You can run the syntax checker manually from the command line with the cl-consistency-check --datapath-syntax-check command. If errors exist, they write to stderr by default. If you run the command with -q, errors write to the /var/log/switchd.log file.

The cl-consistency-check --datapath-syntax-check command takes the following options:

Option
Description
-h Displays this list of command options.
-q Runs the command in quiet mode. Errors write to the /var/log/switchd.log file instead of stderr.
-qi Runs the syntax checker against a specified qos_infra.conf file.
-qf Runs the syntax checker against a specified qos_features.conf file.

By default the syntax checker assumes:

  • qos_infra.conf is in /etc/mlx/datapath/qos/qos_infra.conf
  • qos_features.conf is in /etc/cumulus/datapath/qos/qos_features.conf

You can run the syntax checker when switchd is either running or stopped.

Default Configuration Files

qos_features.conf
#
# /etc/cumulus/datapath/qos/qos_features.conf
# Copyright (C) 2021 NVIDIA Corporation.

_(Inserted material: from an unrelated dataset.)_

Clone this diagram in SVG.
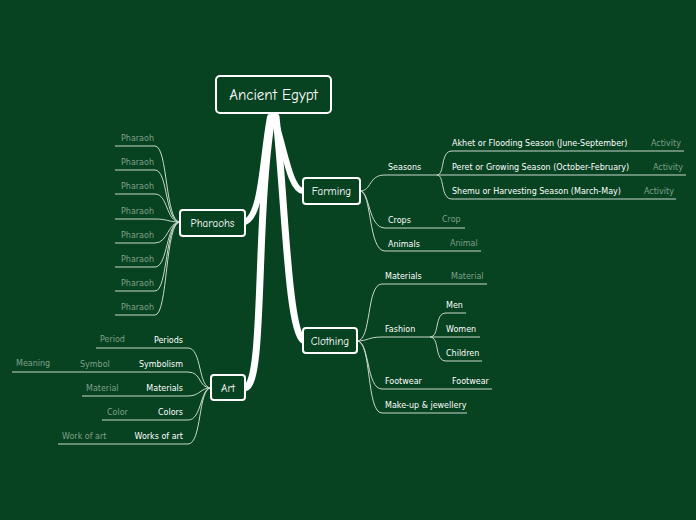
<svg xmlns="http://www.w3.org/2000/svg" width="696" height="520" viewBox="0 0 696 520">
<style>
.bg{fill:#074221}
.node{fill:#074221;stroke:#fff;stroke-width:2}
.nt{font-family:"Comic Neue","DejaVu Sans",sans-serif;fill:#fff;text-anchor:middle}
.t{font-family:"DejaVu Sans","Liberation Sans",sans-serif;font-size:8px;fill:#fff}
.g{font-family:"DejaVu Sans","Liberation Sans",sans-serif;font-size:8px;fill:#7fa08a}
.l{fill:none;stroke:#c9d8cc;stroke-width:1}
.lg{fill:none;stroke:#7fa08a;stroke-width:1}
.thick{fill:none;stroke:#fff;stroke-linecap:round}
</style>
<rect class="bg" width="696" height="520"/>
<g id="connectors">
<path class="thick" stroke-width="6" d="M270 117 C262 160 262 215 245 222"/>
<path class="thick" stroke-width="6" d="M274 117 C285 150 290 190 303 191"/>
<path class="thick" stroke-width="7" d="M276 117 C285 200 288 330 303 340"/>
<path class="thick" stroke-width="7" d="M272 117 C255 220 265 385 245 388"/>
<!-- Farming -->
<path class="l" d="M360 191 C372 191 368 175 385 175 L437 175"/>
<path class="l" d="M360 191 C370 191 368 228 385 228 L465 228"/>
<path class="l" d="M360 191 C372 191 368 251 385 251 L481 251"/>
<path class="l" d="M437 175 C445 175 440 151 452 151 L684 151"/>
<path class="l" d="M437 175 L686 175"/>
<path class="l" d="M437 175 C445 175 440 199 452 199 L676 199"/>
<!-- Clothing -->
<path class="l" d="M357 341 C372 341 366 284 382 284 L487 284"/>
<path class="l" d="M357 341 C368 341 368 337 382 337 L430 337"/>
<path class="l" d="M357 341 C370 341 366 389 382 389 L492 389"/>
<path class="l" d="M357 341 C372 341 366 413 382 413 L467 413"/>
<path class="l" d="M430 337 C440 337 434 313 446 313 L466 313"/>
<path class="l" d="M430 337 L480 337"/>
<path class="l" d="M430 337 C440 337 434 361 446 361 L482 361"/>
<!-- Art -->
<path class="l" d="M211 388 C198 388 202 348 188 348 L96 348"/>
<path class="l" d="M211 388 C198 388 202 372 188 372 L12 372"/>
<path class="l" d="M211 388 C200 388 200 396 188 396 L82 396"/>
<path class="l" d="M211 388 C200 388 202 420 188 420 L102 420"/>
<path class="l" d="M211 388 C198 388 202 444 188 444 L58 444"/>
<!-- Pharaohs -->
<path class="l" d="M180 222 C165 222 168 146 155 146 L115 146"/>
<path class="l" d="M180 222 C165 222 168 170 155 170 L115 170"/>
<path class="l" d="M180 222 C166 222 168 194 155 194 L115 194"/>
<path class="l" d="M180 222 C168 222 168 219 155 219 L115 219"/>
<path class="l" d="M180 222 C168 222 168 243 155 243 L115 243"/>
<path class="l" d="M180 222 C166 222 168 267 155 267 L115 267"/>
<path class="l" d="M180 222 C165 222 168 291 155 291 L115 291"/>
<path class="l" d="M180 222 C165 222 168 315 155 315 L115 315"/>
</g>
<g id="root"><rect class="node" x="216" y="76" width="115" height="37" rx="4"/><text class="nt" x="273.5" y="100" font-size="15">Ancient Egypt</text></g>
<g id="pharaohs"><rect class="node" x="180" y="210" width="65" height="26" rx="3"/><text class="nt" x="212.5" y="227" font-size="11">Pharaohs</text></g>
<g id="farming"><rect class="node" x="303" y="178" width="57" height="26" rx="3"/><text class="nt" x="331.5" y="195" font-size="11">Farming</text></g>
<g id="clothing"><rect class="node" x="303" y="328" width="54" height="25" rx="3"/><text class="nt" x="330" y="345" font-size="11">Clothing</text></g>
<g id="art"><rect class="node" x="211" y="375" width="34" height="25" rx="3"/><text class="nt" x="228" y="392" font-size="11">Art</text></g>
<g id="farming-children">
<text class="t" x="388" y="170">Seasons</text>
<text class="t" x="452" y="146">Akhet or Flooding Season (June-September)</text><text class="g" x="651" y="146">Activity</text>
<text class="t" x="452" y="170">Peret or Growing Season (October-February)</text><text class="g" x="653" y="170">Activity</text>
<text class="t" x="452" y="194">Shemu or Harvesting Season (March-May)</text><text class="g" x="644" y="194">Activity</text>
<text class="t" x="388" y="223">Crops</text><text class="g" x="442" y="222">Crop</text>
<text class="t" x="388" y="247">Animals</text><text class="g" x="450" y="246">Animal</text>
</g>
<g id="clothing-children">
<text class="t" x="385" y="279">Materials</text><text class="g" x="451" y="279">Material</text>
<text class="t" x="385" y="332">Fashion</text>
<text class="t" x="446" y="308">Men</text><text class="t" x="446" y="332">Women</text><text class="t" x="446" y="356">Children</text>
<text class="t" x="385" y="384">Footwear</text><text class="t" x="452" y="384">Footwear</text>
<text class="t" x="385" y="408">Make-up &amp; jewellery</text>
</g>
<g id="art-children">
<text class="t" x="183" y="343" text-anchor="end">Periods</text><text class="g" x="100" y="342">Period</text>
<text class="t" x="183" y="367" text-anchor="end">Symbolism</text><text class="g" x="80" y="367">Symbol</text><text class="g" x="16" y="366">Meaning</text>
<text class="t" x="183" y="391" text-anchor="end">Materials</text><text class="g" x="86" y="391">Material</text>
<text class="t" x="183" y="415" text-anchor="end">Colors</text><text class="g" x="107" y="415">Color</text>
<text class="t" x="183" y="439" text-anchor="end">Works of art</text><text class="g" x="62" y="439">Work of art</text>
</g>
<g id="pharaoh-children">
<text class="g" x="121" y="141">Pharaoh</text><text class="g" x="121" y="165">Pharaoh</text>
<text class="g" x="121" y="189">Pharaoh</text><text class="g" x="121" y="214">Pharaoh</text>
<text class="g" x="121" y="238">Pharaoh</text><text class="g" x="121" y="262">Pharaoh</text>
<text class="g" x="121" y="286">Pharaoh</text><text class="g" x="121" y="310">Pharaoh</text>
</g>
</svg>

ALL RIGHTS RESERVED.
#

# packet header field used to determine the packet priority level
# fields include {802.1p, dscp, port}
traffic.packet_priority_source_set = [802.1p]
traffic.port_default_priority      = 0

# packet priority source values assigned to each internal cos value
# internal cos values {cos_0..cos_7}
# (internal cos 3 has been reserved for CPU-generated traffic)
#
# 802.1p values = {0..7}
traffic.cos_0.priority_source.8021p = [0]
traffic.cos_1.priority_source.8021p = [1]
traffic.cos_2.priority_source.8021p = [2]
traffic.cos_3.priority_source.8021p = [3]
traffic.cos_4.priority_source.8021p = [4]
traffic.cos_5.priority_source.8021p = [5]
traffic.cos_6.priority_source.8021p = [6]
traffic.cos_7.priority_source.8021p = [7]

# dscp values = {0..63}
#traffic.cos_0.priority_source.dscp = [0,1,2,3,4,5,6,7]
#traffic.cos_1.priority_source.dscp = [8,9,10,11,12,13,14,15]
#traffic.cos_2.priority_source.dscp = [16,17,18,19,20,21,22,23]
#traffic.cos_3.priority_source.dscp = [24,25,26,27,28,29,30,31]
#traffic.cos_4.priority_source.dscp = [32,33,34,35,36,37,38,39]
#traffic.cos_5.priority_source.dscp = [40,41,42,43,44,45,46,47]
#traffic.cos_6.priority_source.dscp = [48,49,50,51,52,53,54,55]
#traffic.cos_7.priority_source.dscp = [56,57,58,59,60,61,62,63]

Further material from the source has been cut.